Boardroom Energy’s assessment of the IGCC report: C-, could do better.

Chart of the week: Crisis – what crisis?

Wholesale electricity prices have skyrocketed in Europe, and particularly the UK as a result of a gas shortage triggered by strong northern hemisphere summer demand and sustained low wind generation in 2021. UK forward contract prices for 2022 are trading north of 200GBP per MWh, that’s more than AUD$350/MWh for baseload contracts. The gas crunch has also created shortages and higher prices in some other big gas importing economies like China and Singapore. The impact is more muted in economies like Japan because of its long-term gas supply contracts and risk averse levels of storage capacity. Wholesale electricity prices are increasing there too, driven more by higher coal prices.
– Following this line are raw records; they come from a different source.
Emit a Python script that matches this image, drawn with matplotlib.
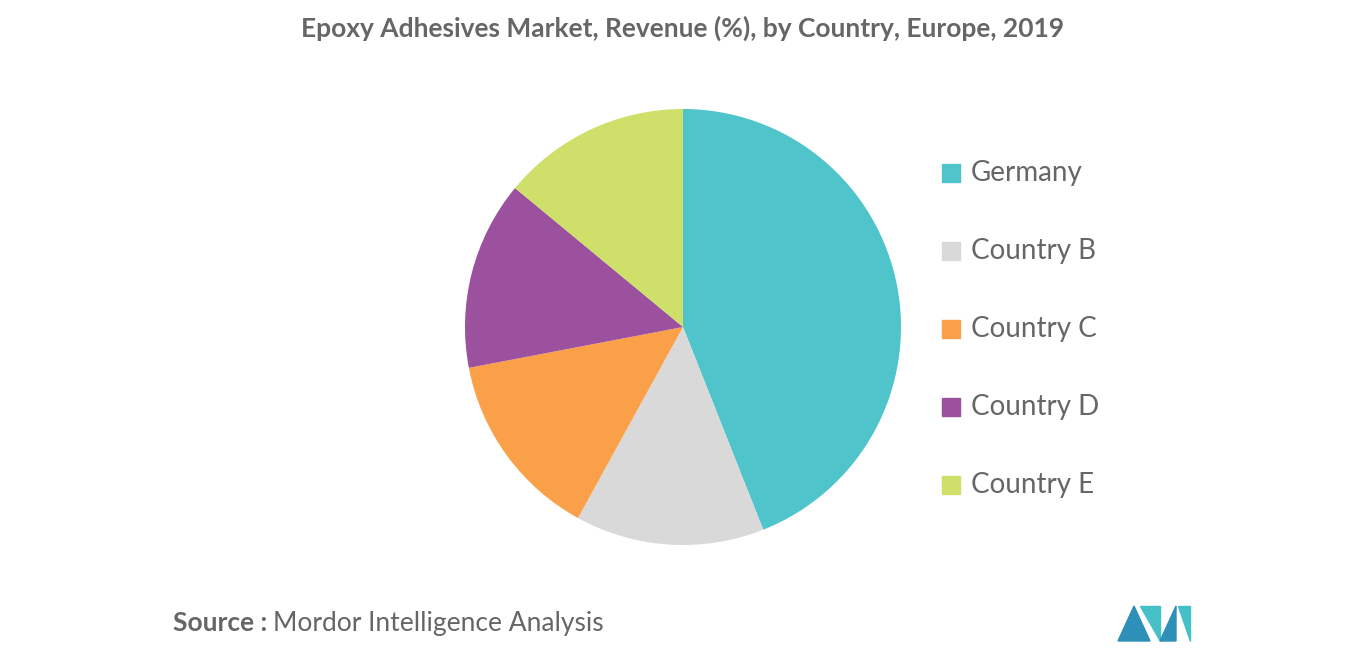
import matplotlib.pyplot as plt
from matplotlib.patches import Polygon

# Data
countries = ['Germany', 'Country B', 'Country C', 'Country D', 'Country E']
shares = [44, 14, 14, 14, 14]
colors = ['#4fc4ca', '#d9d9d9', '#f9a049', '#9b519e', '#cfe06a']

fig = plt.figure(figsize=(13.66, 6.55), dpi=100)
ax = fig.add_axes([0, 0, 1, 1])
ax.set_xlim(0, 1366)
ax.set_ylim(655, 0)
ax.axis('off')

# Pie in its own axes
pax = fig.add_axes([(683 - 218) / 1366, 1 - (327 + 218) / 655, 436 / 1366, 436 / 655])
pax.pie(shares, colors=colors, startangle=90, counterclock=False,
        wedgeprops=dict(linewidth=0), radius=1, frame=False)
pax.set_xlim(-1, 1)
pax.set_ylim(-1, 1)
pax.set_aspect('equal')
pax.axis('off')

fig.text(0.5, 1 - 28 / 655, 'Epoxy Adhesives Market, Revenue (%), by Country, Europe, 2019',
         ha='center', va='center', fontsize=19, fontweight='bold', color='#666666', family='Lato')

# Legend
for i, (name, c) in enumerate(zip(countries, colors)):
    y = 173 + i * 78
    ax.add_patch(plt.Rectangle((942, y - 9), 18, 18, color=c))
    ax.text(971, y, name, va='center', fontsize=20, color='#666666', family='Lato')

ax.text(173, 623, 'Source :', va='center', fontsize=19, fontweight='bold', color='#666666', family='Lato')
ax.text(273, 623, 'Mordor Intelligence Analysis', va='center', fontsize=19, color='#666666', family='Lato')

# Logo
ax.add_patch(Polygon([(1118, 641), (1134, 606), (1150, 641)], color='#2e8fb8'))
ax.add_patch(Polygon([(1140, 606), (1160, 606), (1160, 641)], color='#45c0c6'))
ax.add_patch(Polygon([(1160, 641), (1176, 606), (1176, 641)], color='#2e8fb8'))
ax.add_patch(Polygon([(1178, 606), (1190, 606), (1190, 641)], color='#45c0c6'))

fig.savefig('out.png', dpi=100)
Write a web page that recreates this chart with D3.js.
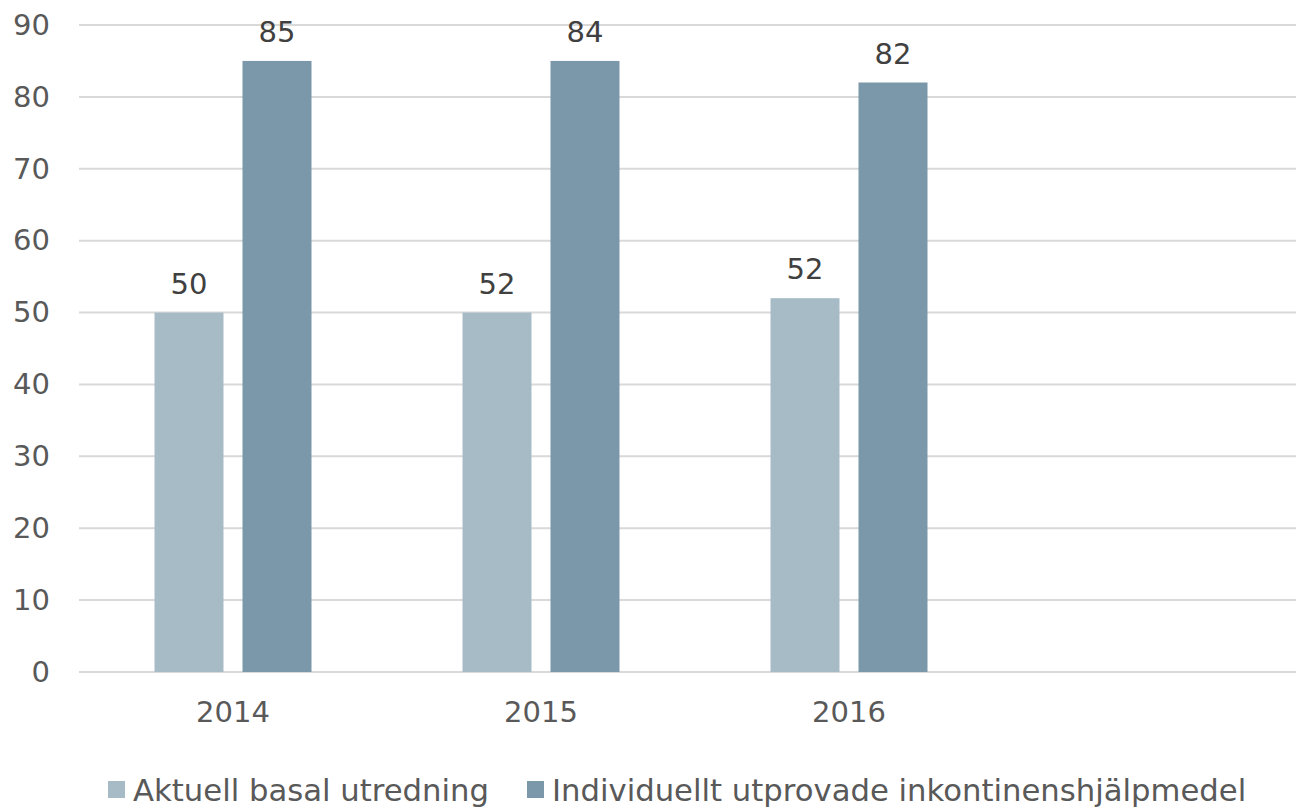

The short gas market has nearly doubled US gas prices, albeit from a much lower base than Europe or Asia.

UK 2022 forward summer baseload electricity price (GBP/MWh)

Source: ICE

The Australian electricity market appears so far relatively unaffected by these global trends. Baseload futures for 2022 reported by the ASX have remained stable following a rally in wholesale electricity prices in the first half of 2021 as gas prices recovered from their pandemic lows.

Western Australia is partly protected by long term contracts and their capacity mechanism (which allows them to cap spot prices at a much lower level). The east coast is more exposed to global price tends with the opening of LNG exports in Queensland. Gas has historically set the marginal price for electricity as gas peaking generators price into electricity markets to recover the spot price paid for their gas.